DNS chief executive Brian Nixon said: “The announcement has provided a set level of relief for operators which will assist the whole industry – and particularly the smaller breed of operators working in the North Sea – and will encourage more asset sales with prospective buyers now being assured of Government support when the assets reach the decommissioning phase.
“We believe the Budget will lead to operators being able to move forward with their decommissioning plans, which will in turn help to reassure the hundreds of supply chain companiesand encourage them to consider investment in new equipment or tooling or to attract new staff.
“We are not trying to accelerate the pace of decommissioning by any means but we are trying to increase the pace of innovation and efficiency in the industry and this needs a more steady flow of projects than seen to date.”
Spending levels are forecast to rise steadily from a current level of about £500million to more than £1billion a year within the next two to three years, perhaps reaching as many as 10 decommissioning projects each year.
This is an increase on initial projections, which put the cost of decommissioning North Sea oil and gas facilities at between £24-30 billion within the same period to 2040 – and there is every chance the figure could rise again in future, according to DNS.
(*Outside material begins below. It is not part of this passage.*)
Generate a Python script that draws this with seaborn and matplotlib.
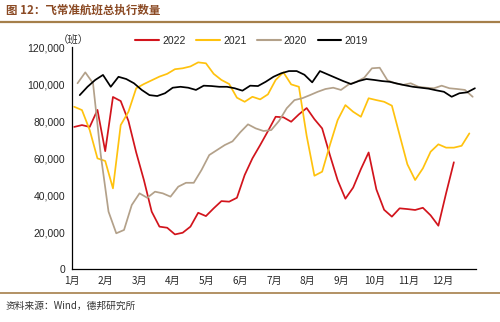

When Norwegian, Danish and Dutch oil and gas facilities are included, the figure is expected to double.
The sector is at an early stage of its development, with only a small percentage of the infrastructure in the UK sector of the North Sea having been decommissioned to date.
Activity will ramp up in the coming years, requiring significant investment by the supply chain, and significant expenditure by operators and the Government, to ultimately remove more than 600 installations and associated infrastructure, around 5,000 wells and close to 6,300 miles of pipelines.
Mr Nixon added: “There are huge business opportunities for contractors, service specialists, equipment providers, technology developers, consultants and professional service companies from around the North Sea.
“We welcome today’s announcement in the Budget and look forward to working with our members and the wider industry to maximise potential opportunities over the coming years.”
DNS has about 200 members drawn from across the full spectrum of the industry including operators and contractors.